Without giving the game away, either in terms of the category we were judging or its winner, what was particularly refreshing was the almost immediate consensus among us as to the most and least preferred journalists among the shortlisted candidates we were judging.
Afterwards, on the way home, I tried to work out why I had voted for the winner. The comment of another judge to the effect that under "normal" circumstances we probably would not be placing him or her top of the pile was close to the truth. In fact, another candidate whose work I respect enormously might well have won in any other year. This time, it was felt it somehow just did not have the "edge" we were looking for.
The winning person's portfolio stood out because it reflected, more than any of the other journalists in our category, the panic-stricken weeks we all experienced between September and November last year when it felt as if the world was coming to an end. Equally striking for me was the fact that the person who came last was the one whom the judges felt had submitted the most lightweight examples of their work despite many qualities in other ways.
It has not always been like that, let me tell you. When Bradford & Bingley had its own Journalist of the Year awards, I remember the winner of one important category was a freelance writer whose stock in trade was simply to pen a string of gags vaguely related to money. Sometimes they were not anything to do with personal finance at all.
Yet the judges found him hilarious. His wisecracks were perceived as demystifying the subjects on which he wrote. I wonder how he would get on today.
The fact is that things have changed in the past 18 months. The old style of personal finance journalism, where we sometimes wrote makeweight pieces or where we were prepared to make use of inoffensive but fundamentally valueless rubbish if only as an antidote to more "serious" copy, has largely disappeared.
Once upon a time, Headlinemoney's rolling news release service, in which subscribers' press comments go up on the site daily, would have contained at least one or two semi-jokey "surveys", the kind where car insurance companies tell us how 72 per cent of those polled admit to a moment of road rage and 12 per cent of motorists confess to picking their noses while driving.
Well, no longer. Almost all of the press releases over the past month involve "Mr Angry" comments from various spokespeople on topical issues of the day, bar one warning of the perils of DIY while uninsured over Easter. What is striking about a release like that is how, when you read it, even though it is quite inoffensive, your reaction is to find it so out of place.
There is no question in my mind that the nature of what we do as journalists has changed in the past year or so.
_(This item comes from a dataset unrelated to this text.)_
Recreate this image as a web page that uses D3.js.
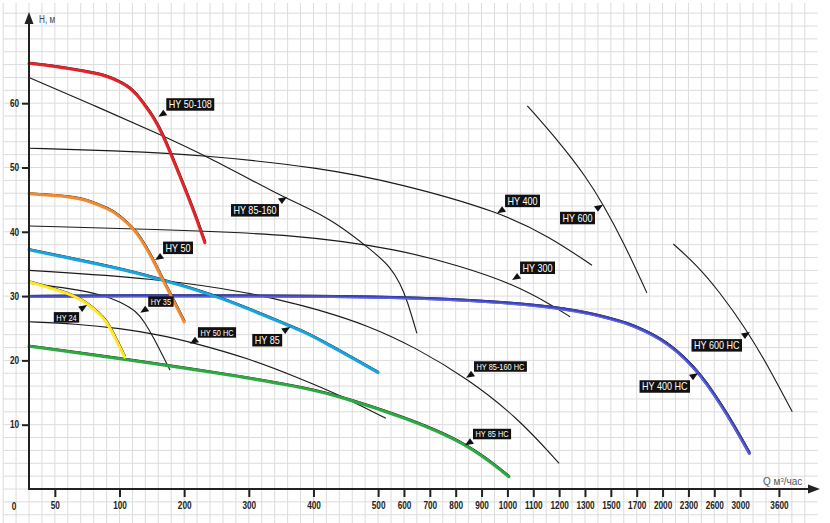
<!DOCTYPE html>
<html>
<head>
<meta charset="utf-8">
<script src="https://d3js.org/d3.v7.min.js"></script>
<style>
body{margin:0;background:#fff;}
text{font-family:"Liberation Sans Narrow","Arial Narrow","Liberation Sans",sans-serif;}
</style>
</head>
<body>
<script>
// axis ticks (Q is drawn on a broken scale, qCells = grid cell of every tick)
var qTicks = [50,100,200,300,400,500,600,700,800,900,1000,1100,1200,1300,1500,1700,2000,2300,2600,3000,3600];
var qCells = [2,7,12,17,22,27,29,31,33,35,37,39,41,43,45,47,49,51,53,55,58];
var hTicks = [10,20,30,40,50,60];

// colored curves [Q, H]
var hy50_108 = [[0,66.2],[46,65.8],[75,64.9],[88,64.4],[101,63.3],[116,62.4],[127,61.3],[139,59.7],[152,57.9],[167,55.1],[183,51.2],[204,46.0],[220,41.8],[232,38.3]];
var hy50 = [[0,45.9],[62,45.5],[75,44.9],[87,43.9],[94,43.3],[101,42.3],[114,41.2],[127,39.8],[139,37.9],[152,35.6],[167,32.5],[183,29.4],[200,26.0]];
var hy85 = [[0,37.2],[101,34.3],[167,32.5],[255,29.9],[359,25.5],[379,24.7],[410,23.2],[500,18.1]];
var hy24 = [[0,32.2],[62,30.4],[75,28.9],[87,26.8],[91,25.6],[95,24.2],[108,20.5]];
var hy85hc = [[0,22.2],[101,20.3],[255,18.0],[379,15.9],[441,14.4],[612,11.0],[844,7.1],[1006,1.9]];
var hy400hc = [[0,29.95],[101,30.06],[300,30.05],[584,29.9],[971,29.1],[1200,28.2],[1364,27.2],[1493,26.5],[1623,25.8],[1777,24.7],[1970,23.4],[2164,21.5],[2357,19.0],[2512,16.4],[2688,13.3],[2894,10.0],[3142,5.55]];

// thin black curves [Q, H]
var hy85_160 = [[0,64.0],[81,59.6],[163,55.1],[232,51.9],[353,45.4],[379,44.3],[430,41.8],[493,36.9],[546,34.6],[585,32.0],[612,29.4],[650,24.2]];
var hy400 = [[0,53.0],[101,52.6],[232,51.9],[410,50.0],[585,47.5],[971,43.1],[1164,39.2],[1354,34.8]];
var hy300 = [[0,40.9],[147,40.4],[379,39.6],[585,37.2],[817,34.7],[1022,31.9],[1176,28.5],[1242,26.8]];
var hy85_160hc = [[0,34.0],[152,32.8],[306,30.5],[379,28.6],[410,27.8],[483,25.5],[650,21.9],[844,17.2],[1037,11.2],[1200,4.0]];
var hy35 = [[0,32.0],[62,31.2],[87,30.2],[101,29.1],[127,27.6],[139,25.9],[152,23.7],[178,18.5]];
var hy50hc = [[0,26.0],[66,25.7],[101,25.0],[163,23.95],[212,22.8],[302,20.25],[379,17.2],[441,14.6],[530,11.0]];
var hy600 = [[1077,59.6],[1204,53.8],[1313,48.4],[1442,44.2],[1596,38.5],[1818,30.5]];
var hy600hc = [[2125,38.1],[2376,35.1],[2688,30.6],[3102,24.7],[3410,19.5],[3806,12.0]];

// curve labels, arrow tip on [Q, H]
var labelNames = ["HY 50-108","HY 85-160","HY 50","HY 35","HY 24","HY 50 HC","HY 85","HY 400","HY 600","HY 300","HY 85-160 HC","HY 85 HC","HY 600 HC","HY 400 HC"];
var labelQ = [160,359,155,132,75,209,364,960,1439,1018,840,836,3152,2411];
var labelH = [57.9,45.4,35.6,27.4,28.6,22.6,25.2,42.9,44.2,32.5,17.3,6.8,24.4,18.0];

var smallLabels = ["HY 35","HY 24","HY 50 HC","HY 85-160 HC","HY 85 HC"];
var boxLeftLabels = ["HY 85-160","HY 24","HY 85","HY 600","HY 600 HC","HY 400 HC"];

var width = 830, height = 523;
var x0 = 29, y0 = 489, cellW = 12.93, unitH = 6.43;
var narrow = 0.82;

var svg = d3.select("body").append("svg")
	.attr("width", width)
	.attr("height", height);

// squeeze text to a narrow face
var squeeze = function(sel){
	sel.each(function(){
		var w = this.getComputedTextLength();
		d3.select(this).attr("textLength", w*narrow).attr("lengthAdjust", "spacingAndGlyphs");
	});
};

var x = d3.scaleLinear()
	.domain([0].concat(qTicks, [4200]))
	.range([0].concat(qCells, [61]).map(function(c){ return x0 + c*cellW; }));

var y = d3.scaleLinear()
	.domain([0, 74])
	.range([y0, y0 - 74*unitH]);

// grid
var grid = svg.append("g");
grid.selectAll("line.v")
	.data(d3.range(-2, 61))
	.enter().append("line")
	.attr("x1", function(k){ return x0 + k*cellW; })
	.attr("x2", function(k){ return x0 + k*cellW; })
	.attr("y1", 3)
	.attr("y2", height)
	.attr("stroke", "#dcdcdc")
	.attr("stroke-width", 1);
grid.selectAll("line.h")
	.data(d3.range(-2, 38))
	.enter().append("line")
	.attr("x1", 3)
	.attr("x2", x0 + 61*cellW)
	.attr("y1", function(k){ return y(k*2); })
	.attr("y2", function(k){ return y(k*2); })
	.attr("stroke", "#dcdcdc")
	.attr("stroke-width", 1);

var line = d3.line()
	.x(function(d){ return x(d[0]); })
	.y(function(d){ return y(d[1]); })
	.curve(d3.curveBasis);

// thin black curves
var blackCurves = [hy85_160, hy400, hy300, hy85_160hc, hy35, hy50hc, hy600, hy600hc];
svg.append("g").selectAll("path")
	.data(blackCurves)
	.enter().append("path")
	.attr("d", line)
	.attr("fill", "none")
	.attr("stroke", "#1a1a1a")
	.attr("stroke-width", 1.1);

// colored curves with their thin black original
var colored = [
	{ data: hy85hc, color: "#2fa844" },
	{ data: hy400hc, color: "#3b42bd" },
	{ data: hy85, color: "#1ba3dd" },
	{ data: hy24, color: "#ffe81f" },
	{ data: hy50, color: "#f08a32" },
	{ data: hy50_108, color: "#e2242a" }
];
var cg = svg.append("g");
colored.forEach(function(s){
	cg.append("path")
		.attr("d", line(s.data))
		.attr("fill", "none")
		.attr("stroke", "#1a1a1a")
		.attr("stroke-width", 1)
		.attr("transform", "translate(1,-1)");
	cg.append("path")
		.attr("d", line(s.data))
		.attr("fill", "none")
		.attr("stroke", s.color)
		.attr("stroke-width", 3)
		.attr("stroke-linecap", "round");
	if (s.data === hy400hc) {
		cg.append("path")
			.attr("d", line(s.data))
			.attr("fill", "none")
			.attr("stroke", "#6168dc")
			.attr("stroke-width", 1.2)
			.attr("transform", "translate(0,1)");
	}
});

// axes
var xAxis = svg.append("g")
	.attr("transform", "translate(0," + y0 + ")")
	.call(d3.axisBottom(x).tickValues(qTicks).tickSize(8).tickPadding(5).tickFormat(d3.format("d")));
xAxis.select(".domain").remove();
xAxis.selectAll(".tick line").attr("stroke", "#222").attr("stroke-width", 2);
xAxis.selectAll(".tick text")
	.attr("fill", "#222")
	.style("font-size", "10px")
	.style("font-weight", "bold")
	.call(squeeze);

var yAxis = svg.append("g")
	.attr("transform", "translate(" + x0 + ",0)")
	.call(d3.axisLeft(y).tickValues(hTicks).tickSize(7).tickPadding(3).tickFormat(d3.format("d")));
yAxis.select(".domain").remove();
yAxis.selectAll(".tick line").attr("stroke", "#222").attr("stroke-width", 2);
yAxis.selectAll(".tick text")
	.attr("fill", "#222")
	.style("font-size", "10px")
	.style("font-weight", "bold")
	.call(squeeze);

svg.append("line")
	.attr("x1", x0).attr("x2", 810)
	.attr("y1", y0).attr("y2", y0)
	.attr("stroke", "#222").attr("stroke-width", 2);
svg.append("path")
	.attr("d", "M808,484.5L820,489L808,493.5Z")
	.attr("fill", "#222");
svg.append("line")
	.attr("x1", x0).attr("x2", x0)
	.attr("y1", y0 + 1).attr("y2", 22)
	.attr("stroke", "#222").attr("stroke-width", 2);
svg.append("path")
	.attr("d", "M24.5,24L29,12L33.5,24Z")
	.attr("fill", "#222");

svg.append("text")
	.text("0")
	.attr("x", 14).attr("y", 510)
	.attr("text-anchor", "middle")
	.attr("fill", "#222")
	.style("font-size", "10px")
	.style("font-weight", "bold")
	.call(squeeze);

svg.append("text")
	.text("H, м")
	.attr("x", 39).attr("y", 23)
	.attr("fill", "#444")
	.style("font-size", "10px")
	.call(squeeze);

var qTitle = svg.append("text")
	.attr("x", 763).attr("y", 485)
	.attr("fill", "#555")
	.style("font-size", "10px");
qTitle.append("tspan").text("Q м");
qTitle.append("tspan").text("3").attr("dy", -3).style("font-size", "6px");
qTitle.append("tspan").text("/час").attr("dy", 3);

// labels
var lg = svg.append("g");
labelNames.forEach(function(name, i){
	var tx = x(labelQ[i]), ty = y(labelH[i]);
	var small = smallLabels.indexOf(name) >= 0;
	var left = boxLeftLabels.indexOf(name) >= 0;
	var fs = small ? 9 : 11;
	var bh = small ? 10.5 : 12.5;

	var g = lg.append("g");
	var rect = g.append("rect").attr("fill", "#111");
	var t = g.append("text")
		.text(name)
		.attr("fill", "#fff")
		.style("font-size", fs + "px");
	var tw = t.node().getComputedTextLength()*narrow;
	t.attr("textLength", tw).attr("lengthAdjust", "spacingAndGlyphs");
	var bw = tw + 5;

	var bx, by;
	if (left) {
		bx = tx - 8 - bw;
		by = ty + 7;
		g.append("path")
			.attr("d", "M" + tx + "," + ty + "l-5,7l-4,-5.5z")
			.attr("fill", "#111");
	} else {
		bx = tx + 8;
		by = ty - 6 - bh;
		g.append("path")
			.attr("d", "M" + tx + "," + ty + "l5,-7l4,5.5z")
			.attr("fill", "#111");
	}
	rect.attr("x", bx).attr("y", by).attr("width", bw).attr("height", bh);
	t.attr("x", bx + 2.5).attr("y", by + bh - (small ? 2 : 2.5));
});
</script>
</body>
</html>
For me, that became obvious last autumn when like many other journalists I found myself trying to make sense of what was happening both in the US and here. Every day, there was something different to learn and write about.
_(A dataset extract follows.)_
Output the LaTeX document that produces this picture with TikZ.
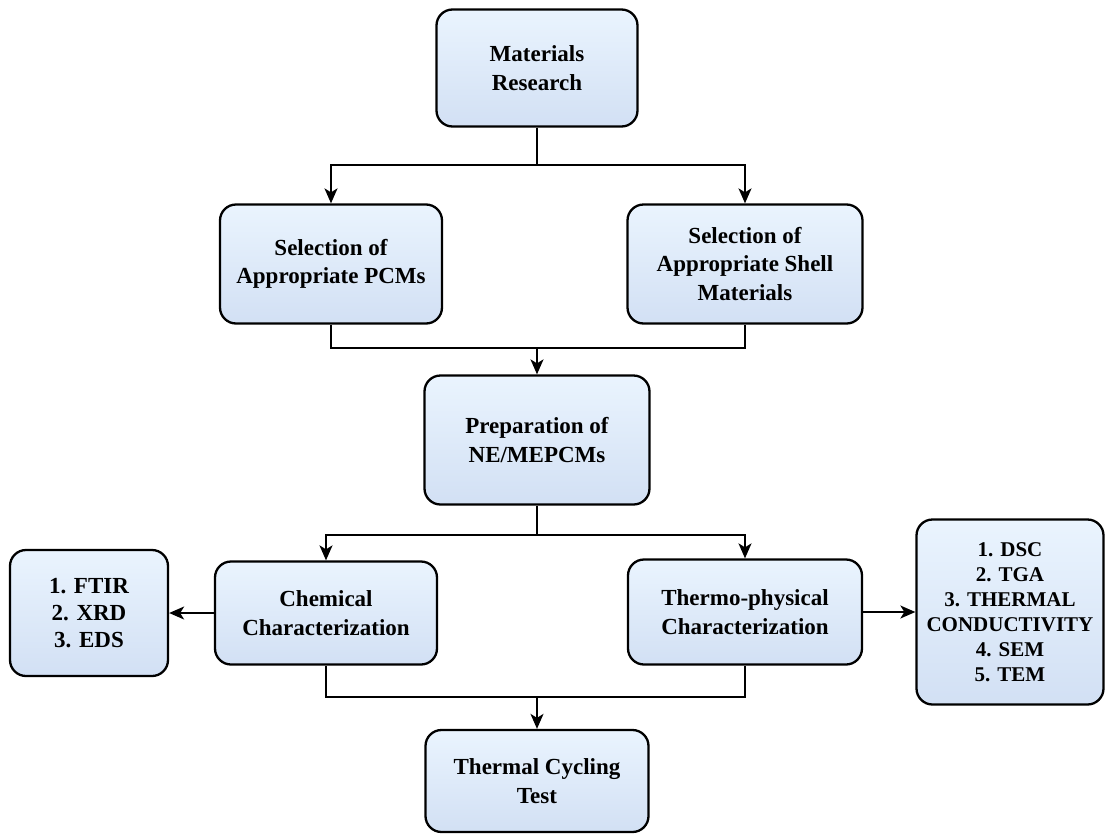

Other journalists I spoke to in the weeks that followed tell me they felt much the same way. My experience leaves me wondering how others in the financial industry are finding things. If things have changed for us, they must have changed for advisers too.
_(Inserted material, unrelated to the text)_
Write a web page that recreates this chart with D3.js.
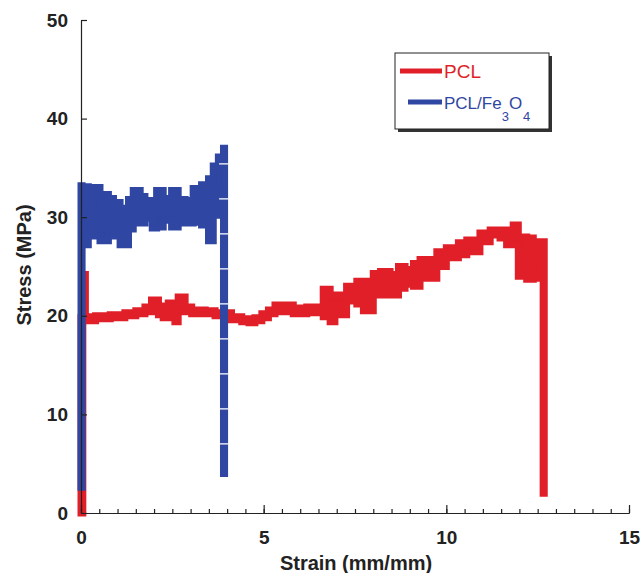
<!DOCTYPE html>
<html>
<head>
<meta charset="utf-8">
<script src="https://cdn.jsdelivr.net/npm/d3@7"></script>
<style>
  body { margin: 0; background: #fff; }
  svg { display: block; font-family: "Liberation Sans", Arial, sans-serif; }
  .axis text { font-weight: bold; font-size: 19px; fill: #222; }
  .axis path, .axis line { stroke: #222; stroke-width: 1.2; }
</style>
</head>
<body>
<svg width="640" height="573"></svg>
<script>
// tick labels
var xTicks = [0, 5, 10, 15]
var yTicks = [0, 10, 20, 30, 40, 50]

// PCL (red) - each point: stress band from lo to hi, held until next strain
var pclStrain = [0, 0.05, 0.12, 0.4, 0.8, 1.2, 1.5, 1.75, 1.93, 2.12, 2.25, 2.39, 2.57, 2.66, 2.85, 3.03, 3.4, 3.67,
    4.12, 4.4, 4.6, 4.76, 4.95, 5.13, 5.31, 5.81, 6.18, 6.63, 6.82, 6.95, 7.1, 7.27, 7.55, 7.73, 8.0, 8.2,
    8.46, 8.69, 8.87, 9.1, 9.28, 9.51, 9.74, 10.0, 10.33, 10.56, 10.92, 11.2, 11.47, 11.65, 11.83, 11.97,
    12.2, 12.38, 12.57, 12.65, 12.68]
var pclHi = [19.8, 24.2, 19.9, 20.0, 20.1, 20.3, 20.5, 20.9, 21.6, 21.0, 20.9, 21.3, 21.3, 21.9, 20.9, 20.6, 20.5, 20.3,
    19.9, 19.7, 19.6, 19.8, 20.2, 20.6, 21.1, 20.8, 20.9, 22.7, 22.0, 22.1, 22.1, 23.0, 23.5, 23.5, 24.3, 24.5,
    24.2, 25.0, 24.7, 25.3, 25.7, 25.7, 26.5, 26.9, 27.4, 27.7, 28.4, 28.7, 28.7, 28.2, 29.2, 28.0,
    27.9, 26.7, 27.5, 27.5, 27.5]
var pclLo = [0, 19.5, 19.5, 19.7, 19.8, 20.0, 20.2, 20.4, 20.5, 20.1, 19.8, 20.4, 19.4, 20.4, 20.4, 20.2, 20.2, 20.0,
    19.6, 19.4, 19.3, 19.5, 19.8, 20.2, 20.4, 20.2, 20.3, 19.9, 19.4, 21.2, 20.1, 21.5, 21.2, 20.5, 22.1, 22.1,
    22.1, 22.8, 23.2, 23.0, 23.8, 23.8, 25.0, 25.9, 26.2, 26.5, 27.5, 28.2, 27.9, 27.2, 27.2, 24.0,
    23.7, 23.8, 25.5, 2.0, 2.0]

// PCL/Fe3O4 (blue)
var feStrain = [0, 0.03, 0.2, 0.34, 0.52, 0.75, 0.89, 1.07, 1.3, 1.43, 1.62, 1.75, 1.95, 2.07, 2.25, 2.48, 2.66,
    2.85, 3.07, 3.3, 3.49, 3.62, 3.76, 3.9, 3.93]
var feHi = [33.2, 33.1, 30.8, 33.0, 32.3, 31.9, 31.5, 30.9, 31.8, 32.7, 32.1, 31.7, 31.6, 32.7, 31.9, 32.7, 31.8,
    31.7, 32.9, 33.3, 33.9, 35.2, 36.1, 37.0, 37.0]
var feLo = [2.6, 27.2, 28.7, 28.1, 27.6, 28.8, 28.1, 27.2, 28.8, 29.6, 29.4, 29.9, 28.9, 29.0, 29.7, 29.0, 29.4,
    29.4, 29.5, 29.2, 27.6, 30.3, 30.2, 4.0, 4.0]

var red = "#e01f28"
var blue = "#2f46a2"

var svg = d3.select("svg")

var xScale = d3.scaleLinear().domain([0, 15]).range([81, 629])
var yScale = d3.scaleLinear().domain([0, 50]).range([513, 20])

var toRows = function(strain, hi, lo) {
    return strain.map(function(s, i) { return {x: s, hi: hi[i], lo: lo[i]} })
}

var band = d3.area()
    .x(function(d) { return xScale(d.x) })
    .y0(function(d) { return yScale(d.lo) })
    .y1(function(d) { return yScale(d.hi) })
    .curve(d3.curveStepAfter)

// series
svg.append("path")
    .datum(toRows(pclStrain, pclHi, pclLo))
    .attr("d", band)
    .attr("fill", red)
    .attr("stroke", red)
    .attr("stroke-width", 7)
    .attr("stroke-linejoin", "miter")

var feRows = toRows(feStrain, feHi, feLo)
svg.append("path")
    .datum(feRows)
    .attr("d", band)
    .attr("fill", blue)
    .attr("stroke", blue)
    .attr("stroke-width", 7)
    .attr("stroke-linejoin", "miter")

// small light gaps on the blue break line
var last = feRows[feRows.length - 1]
svg.append("line")
    .attr("x1", xScale(last.x) - 1)
    .attr("x2", xScale(last.x) - 1)
    .attr("y1", yScale(last.hi))
    .attr("y2", yScale(last.lo))
    .attr("stroke", "#fff")
    .attr("stroke-width", 9)
    .attr("stroke-dasharray", "1.2 33.8")
    .attr("stroke-dashoffset", -15)

// axes
var xMinor = d3.range(0, 15.01, 0.5)
svg.append("g")
    .attr("class", "axis")
    .attr("transform", "translate(0," + yScale(0) + ")")
    .call(d3.axisBottom(xScale).tickValues(xMinor).tickSizeInner(-4).tickSizeOuter(0).tickFormat(""))
svg.append("g")
    .attr("class", "axis")
    .attr("transform", "translate(0," + yScale(0) + ")")
    .call(d3.axisBottom(xScale).tickValues(xTicks).tickSizeInner(-8).tickSizeOuter(0).tickPadding(18))

svg.append("g")
    .attr("class", "axis")
    .attr("transform", "translate(" + xScale(0) + ",0)")
    .call(d3.axisLeft(yScale).tickValues(yTicks).tickSizeInner(-6).tickSizeOuter(0).tickPadding(13))

svg.append("text")
    .attr("transform", "translate(31,265) rotate(-90)")
    .attr("text-anchor", "middle")
    .attr("font-weight", "bold")
    .attr("font-size", 20)
    .attr("fill", "#222")
    .text("Stress (MPa)")

svg.append("text")
    .attr("x", 356)
    .attr("y", 570)
    .attr("text-anchor", "middle")
    .attr("font-weight", "bold")
    .attr("font-size", 20)
    .attr("fill", "#222")
    .text("Strain (mm/mm)")

// legend
var lg = svg.append("g")
lg.append("rect").attr("x", 398).attr("y", 56).attr("width", 154).attr("height", 76).attr("fill", "#333")
lg.append("rect").attr("x", 395).attr("y", 53).attr("width", 154).attr("height", 76)
    .attr("fill", "#fff").attr("stroke", "#222").attr("stroke-width", 1)

lg.append("line").attr("x1", 400).attr("x2", 442).attr("y1", 71).attr("y2", 71)
    .attr("stroke", red).attr("stroke-width", 5)
lg.append("text").attr("x", 444).attr("y", 78).attr("font-size", 19).attr("fill", red).text("PCL")

lg.append("line").attr("x1", 408).attr("x2", 442).attr("y1", 102).attr("y2", 102)
    .attr("stroke", blue).attr("stroke-width", 5)
var t = lg.append("text").attr("x", 444).attr("y", 109).attr("font-size", 17).attr("fill", blue)
t.append("tspan").text("PCL/Fe")
t.append("tspan").attr("dy", 12).attr("font-size", 13).text("3")
t.append("tspan").attr("dy", -12).text("O")
t.append("tspan").attr("dx", 1).attr("dy", 12).attr("font-size", 13).text("4")
</script>
</body>
</html>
For a start, my suspicion is that clients will broadly divide into two types. There will be those who are sanguine about the experience and accept the past 18 months' stockmarket falls as part and parcel of the process of investment risk that will redress itself over time, assuming they have enough of it left before they retire.
Others will feel less charitable. They may understand that their IFA is not to blame for what has happened but will find it hard not to take out their frustration and disappointment on those whom they relied on for advice.
For providers, the picture must be broadly the same, hence the fact that their press officers are churning out a totally different kind of press release altogether.
It occurs to me that in just the same way as many journalists are working at redefining personal finance writing for a new, much more serious era, maybe financial advisers are too, in terms of their activities. If so, I would be interested to know in what ways that is being applied. Let me know after Easter.